5.11    Ten aanzien van de door verweerder voorafgaand aan de zitting van 8 augustus 2022 aan de rechtbank gezonden stukken is de raad van oordeel dat evident is dat verweerder gehouden was daarvan gelijktijdig afschrift aan de advocaat van klaagster te sturen. Dat heeft hij nagelaten waardoor haar advocaat voor het eerst ter zitting met die stukken werd geconfronteerd. Met deze handelwijze heeft verweerder naar het oordeel van de raad tuchtrechtelijk verwijtbaar gehandeld. Dit klachtonderdeel is in zoverre dan ook gegrond. 
5.12    Op grond van het voorgaande zal de raad de klacht deels niet-ontvankelijk, deels ongegrond en deels gegrond verklaren.
    
6    MAATREGEL
6.1    Naar het oordeel van de raad heeft verweerder zich in de tussen zijn client en klaagster lopende procedure(s) onvoldoende de-escalerend opgesteld door het lichtvaardig uiten van ernstige beschuldigingen en het herhaaldelijk verzuimen van toezenden van afschriften van de stukken die hij aan de rechtbank zond. Dat in zijn ogen de advocaat van klaagster ook niet de-escalerend optrad, ontheft hem niet van zijn eigen verplichting dienaangaande. Uit het tuchtrechtelijk verleden van verweerder blijkt dat hij voor zijn ongeoorloofde wijze van bejegening van de wederpartij in een familiezaak al driemaal eerder een waarschuwing heeft gehad. Gelet daarop is de raad van oordeel dat de maatregel van berisping passend en geboden is. 

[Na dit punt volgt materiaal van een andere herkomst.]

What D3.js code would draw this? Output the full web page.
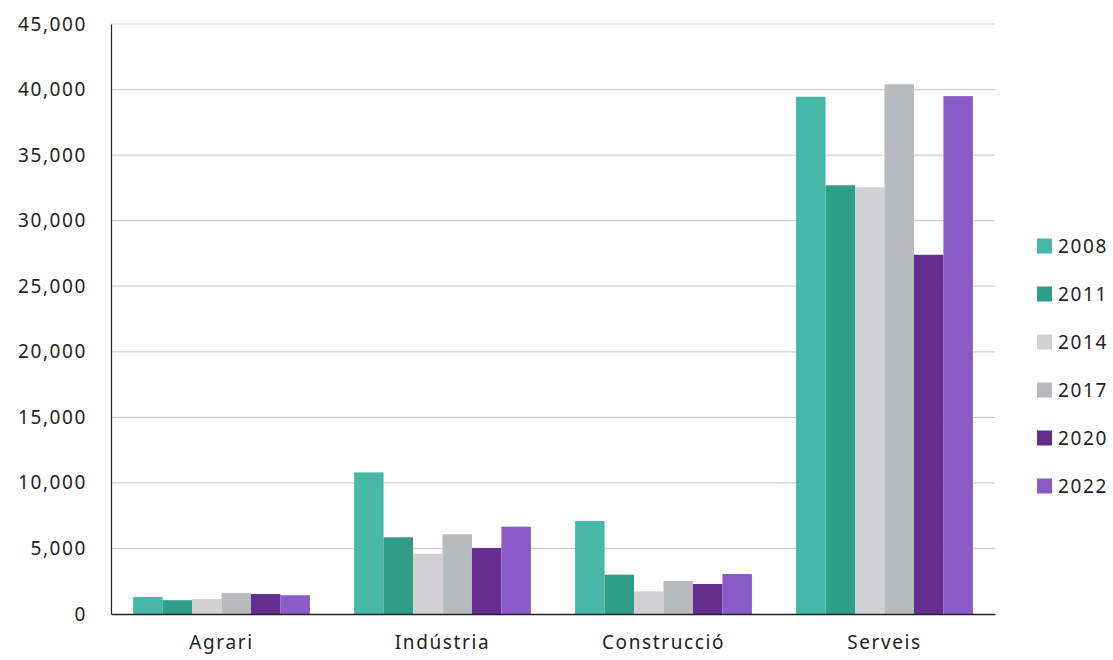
<!DOCTYPE html>
<html><head><meta charset="utf-8">
<script src="https://cdn.jsdelivr.net/npm/d3@7"></script>
<style>body{margin:0;background:#fff;} text{font-family:"Noto Sans",sans-serif;fill:#222;letter-spacing:1.6px;}</style>
</head><body>
<svg id="c" width="1113" height="660"></svg>
<script>
const categories = ["Agrari","Indústria","Construcció","Serveis"];
const years = ["2008","2011","2014","2017","2020","2022"];
const v2008 = [1300,10800,7100,39450];
const v2011 = [1050,5850,3000,32700];
const v2014 = [1140,4600,1730,32550];
const v2017 = [1600,6080,2520,40400];
const v2020 = [1520,5030,2290,27400];
const v2022 = [1430,6660,3050,39500];
const yTicks = [0,5000,10000,15000,20000,25000,30000,35000,40000,45000];
const colors = ["#47b8a7","#2e9e89","#d1d1d3","#b8bbbe","#652d8e","#8a5bc6"];

const series = [v2008,v2011,v2014,v2017,v2020,v2022];
const svg = d3.select("#c");
const L=111,R=995,T=24,B=614;
const x0 = d3.scaleBand().domain(categories).range([L,R]).padding(0);
const x1 = d3.scaleBand().domain(years).range([x0.bandwidth()*0.1, x0.bandwidth()*0.9]).padding(0);
const y = d3.scaleLinear().domain([0,45000]).range([B,T]);
const color = d3.scaleOrdinal().domain(years).range(colors);

// grid
svg.append("g").selectAll("line").data(yTicks.filter(d=>d>0)).join("line")
  .attr("x1",L).attr("x2",R).attr("y1",d=>y(d)).attr("y2",d=>y(d))
  .attr("stroke","#cfcfcf").attr("stroke-width",1.2);

// bars
const g = svg.append("g");
categories.forEach((c,ci)=>{
  g.append("g").attr("transform",`translate(${x0(c)},0)`)
    .selectAll("rect").data(years.map((yr,si)=>({yr,v:series[si][ci]}))).join("rect")
    .attr("x",d=>x1(d.yr)).attr("width",x1.bandwidth())
    .attr("y",d=>y(d.v)).attr("height",d=>B-y(d.v))
    .attr("fill",d=>color(d.yr));
});

// y axis
const ya = svg.append("g").attr("transform",`translate(${L},0)`)
  .call(d3.axisLeft(y).tickValues(yTicks).tickFormat(d3.format(",")).tickSize(0).tickPadding(24));
ya.select(".domain").attr("stroke","#222").attr("stroke-width",1.2);
ya.selectAll("text").style("font-size","19px").style("font-family","'Noto Sans',sans-serif").attr("fill","#222");

// x axis
const xa = svg.append("g").attr("transform",`translate(0,${B})`)
  .call(d3.axisBottom(x0).tickSize(0).tickPadding(22));
xa.select(".domain").attr("stroke","#222").attr("stroke-width",1.5);
xa.selectAll("text").style("font-size","19px").style("font-family","'Noto Sans',sans-serif").attr("fill","#222");

// legend
const leg = svg.append("g").attr("transform","translate(1037,0)");
years.forEach((yr,i)=>{
  const cy = 246 + i*48;
  leg.append("rect").attr("x",0).attr("y",cy-7.5).attr("width",15).attr("height",15).attr("fill",color(yr));
  leg.append("text").attr("x",21).attr("y",cy).attr("dy","0.35em").style("font-size","19px").text(yr);
});
</script>
</body></html>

7    GRIFFIERECHT EN KOSTENVEROORDELING
7.1    Omdat de raad de klacht gedeeltelijk gegrond verklaart, moet verweerder op grond van artikel 46e lid 5 Advocatenwet het door klaagster betaalde griffierecht van € 50,- aan haar vergoeden binnen vier weken nadat deze beslissing onherroepelijk is geworden. Klaagster geeft binnen twee weken na de datum van deze beslissing haar rekeningnummer schriftelijk aan verweerder door.
7.2    Nu de raad een maatregel oplegt, zal de raad verweerder daarnaast op grond van artikel 48ac lid 1 Advocatenwet veroordelen in de volgende proceskosten:
a) € of 50,- reiskosten van klaagster,
b) € 750,- kosten van de Nederlandse Orde van Advocaten en
c) € 500,- kosten van de Staat. 
7.3    Verweerder moet het bedrag van € 50,- aan reiskosten binnen vier weken nadat deze beslissing onherroepelijk is geworden, betalen aan klaagster. Klaagster geeft binnen twee weken na de datum van deze beslissing haar rekeningnummer schriftelijk aan verweerder door. 
7.4    Verweerder moet het bedrag van € 1.250,- (het totaal van de in 7.2 onder b en c genoemde kosten) binnen vier weken nadat deze beslissing onherroepelijk is geworden, overmaken naar rekeningnummer lBAN: NL85 lNGB 0000 079000, BIC: INGBNL2A, Nederlandse Orde van Advocaten, Den Haag, onder vermelding van “kostenveroordeling raad van discipline" en het zaaknummer.

BESLISSING
De raad van discipline:
-    verklaart klachtonderdeel a) gegrond;
- verklaart de klachtonderdelen b) en c) ongegrond;
-    verklaart klachtonderdeel d) niet ontvankelijk;
- verklaart klachtonderdeel e) deels gegrond, deels ongegrond en deels niet-ontvankelijk;
-    legt aan verweerder de maatregel van berisping op;
-    veroordeelt verweerder tot betaling van het griffierecht van € 50,- aan klaagster;
-    veroordeelt verweerder tot betaling van de reiskosten van € 50,- aan klaagster, op de manier en binnen de termijn als hiervóór bepaald in 7.3; 
-    veroordeelt verweerder tot betaling van de proceskosten van € 1.250,- aan de Nederlandse Orde van Advocaten, op de manier en binnen de termijn als hiervóór bepaald in 7.4.

Aldus beslist door mr. H.C.A. de Groot, voorzitter, mrs. D.G.M. van den Hoogen, A.B. Baumgarten, J.G. Colombijn-Broersma, M.P. de Klerk, leden, bijgestaan door mr. M.M.C. van der Sanden als griffier en uitgesproken in het openbaar op 18 december 2023.